▶ Source excerpt
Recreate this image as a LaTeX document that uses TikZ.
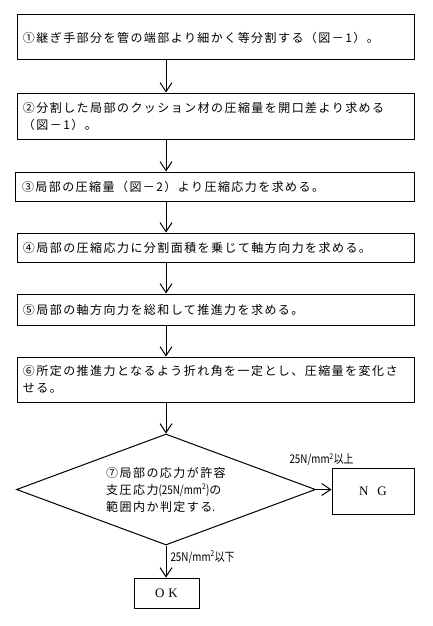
\documentclass[tikz,border=0pt]{standalone}
\usepackage{fontspec}
\setmainfont{Noto Sans CJK JP}[LetterSpace=12]
\newfontfamily\hwfont{Noto Sans CJK JP}[FakeStretch=0.82]
\newfontfamily\serfont{Liberation Serif}
\usetikzlibrary{arrows.meta,calc,positioning,shapes.geometric}
\newcommand{\hw}[1]{{\hwfont #1}}

\begin{document}
\begin{tikzpicture}[x=1pt,y=-1pt,line width=1pt,font=\fontsize{12}{17}\selectfont,
    >={Straight Barb[length=9pt,width=12pt]}]
    \tikzset{
      stepbox/.style={draw, align=left, minimum width=397pt, text width=385pt, inner xsep=6pt, inner ysep=0pt},
      decision/.style={draw, diamond, aspect=2.7, align=left, inner sep=0pt, minimum width=299pt, minimum height=111pt},
      result/.style={draw, inner sep=0pt, font=\serfont\fontsize{13}{13}\selectfont},
      lbl/.style={inner sep=0pt, font=\hwfont\fontsize{12}{12}\selectfont},
      arrow/.style={->}
    }
    \useasboundingbox (0,0) rectangle (433,626);
    \coordinate (spine) at (166,0);

    \node[stepbox, minimum height=45pt] (s1) at (215.5,37.5)
      {①継ぎ手部分を管の端部より細かく等分割する（図－1）。};
    \node[stepbox, minimum height=46pt] (s2) at (215.5,116)
      {②分割した局部のクッション材の圧縮量を開口差より求める\\（図－1）。};
    \node[stepbox, minimum height=29pt, minimum width=399pt] (s3) at (214.5,186.5)
      {③局部の圧縮量（図－2）より圧縮応力を求める。};
    \node[stepbox, minimum height=29pt] (s4) at (215.5,247.5)
      {④局部の圧縮応力に分割面積を乗じて軸方向力を求める。};
    \node[stepbox, minimum height=31pt] (s5) at (215.5,309.5)
      {⑤局部の軸方向力を総和して推進力を求める。};
    \node[stepbox, minimum height=45pt] (s6) at (215.5,379.5)
      {⑥所定の推進力となるよう折れ角を一定とし、圧縮量を変化さ\\せる。};

    \node[decision] (dia) at (166,489.5)
      {⑦局部の応力が許容\\支圧応力\hw{(25N/mm\textsuperscript{2})}の\\範囲内か判定する\hw{.}};
    \node[result, minimum width=82pt, minimum height=46pt] (ng) at (373,491) {N\hspace{9pt}G};
    \node[result, minimum width=65pt, minimum height=30pt] (ok) at (166.5,593) {O\hspace{4pt}K};

    \foreach \a/\b in {s1/s2,s2/s3,s3/s4,s4/s5,s5/s6}
      \draw[arrow] (\a.south -| spine) -- (\b.north -| spine);
    \draw[arrow] (s6.south -| spine) -- (dia.north);
    \draw[arrow] (dia.east) -- (dia.east -| ng.west);
    \draw[arrow] (dia.south) -- (ok.north -| spine);

    \node[lbl, anchor=south] at ($(ng.north west)+(-10,-1)$) {25N/mm\textsuperscript{2}以上};
    \node[lbl, anchor=west] at ($(dia.south)!0.36!(ok.north -| spine)+(4,0)$) {25N/mm\textsuperscript{2}以下};
  \end{tikzpicture}
\end{document}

▶ Aim of the task
Output the data exactly. Pictures don't belong in the result.

▶ Result for this task
Recreate this image as a LaTeX document that uses TikZ.
\documentclass[tikz,border=0pt]{standalone}
\usepackage{fontspec}
\setmainfont{Noto Sans CJK JP}[LetterSpace=12]
\newfontfamily\hwfont{Noto Sans CJK JP}[FakeStretch=0.82]
\newfontfamily\serfont{Liberation Serif}
\usetikzlibrary{arrows.meta,calc,positioning,shapes.geometric}
\newcommand{\hw}[1]{{\hwfont #1}}

\begin{document}
\begin{tikzpicture}[x=1pt,y=-1pt,line width=1pt,font=\fontsize{12}{17}\selectfont,
    >={Straight Barb[length=9pt,width=12pt]}]
    \tikzset{
      stepbox/.style={draw, align=left, minimum width=397pt, text width=385pt, inner xsep=6pt, inner ysep=0pt},
      decision/.style={draw, diamond, aspect=2.7, align=left, inner sep=0pt, minimum width=299pt, minimum height=111pt},
      result/.style={draw, inner sep=0pt, font=\serfont\fontsize{13}{13}\selectfont},
      lbl/.style={inner sep=0pt, font=\hwfont\fontsize{12}{12}\selectfont},
      arrow/.style={->}
    }
    \useasboundingbox (0,0) rectangle (433,626);
    \coordinate (spine) at (166,0);

    \node[stepbox, minimum height=45pt] (s1) at (215.5,37.5)
      {①継ぎ手部分を管の端部より細かく等分割する（図－1）。};
    \node[stepbox, minimum height=46pt] (s2) at (215.5,116)
      {②分割した局部のクッション材の圧縮量を開口差より求める\\（図－1）。};
    \node[stepbox, minimum height=29pt, minimum width=399pt] (s3) at (214.5,186.5)
      {③局部の圧縮量（図－2）より圧縮応力を求める。};
    \node[stepbox, minimum height=29pt] (s4) at (215.5,247.5)
      {④局部の圧縮応力に分割面積を乗じて軸方向力を求める。};
    \node[stepbox, minimum height=31pt] (s5) at (215.5,309.5)
      {⑤局部の軸方向力を総和して推進力を求める。};
    \node[stepbox, minimum height=45pt] (s6) at (215.5,379.5)
      {⑥所定の推進力となるよう折れ角を一定とし、圧縮量を変化さ\\せる。};

    \node[decision] (dia) at (166,489.5)
      {⑦局部の応力が許容\\支圧応力\hw{(25N/mm\textsuperscript{2})}の\\範囲内か判定する\hw{.}};
    \node[result, minimum width=82pt, minimum height=46pt] (ng) at (373,491) {N\hspace{9pt}G};
    \node[result, minimum width=65pt, minimum height=30pt] (ok) at (166.5,593) {O\hspace{4pt}K};

    \foreach \a/\b in {s1/s2,s2/s3,s3/s4,s4/s5,s5/s6}
      \draw[arrow] (\a.south -| spine) -- (\b.north -| spine);
    \draw[arrow] (s6.south -| spine) -- (dia.north);
    \draw[arrow] (dia.east) -- (dia.east -| ng.west);
    \draw[arrow] (dia.south) -- (ok.north -| spine);

    \node[lbl, anchor=south] at ($(ng.north west)+(-10,-1)$) {25N/mm\textsuperscript{2}以上};
    \node[lbl, anchor=west] at ($(dia.south)!0.36!(ok.north -| spine)+(4,0)$) {25N/mm\textsuperscript{2}以下};
  \end{tikzpicture}
\end{document}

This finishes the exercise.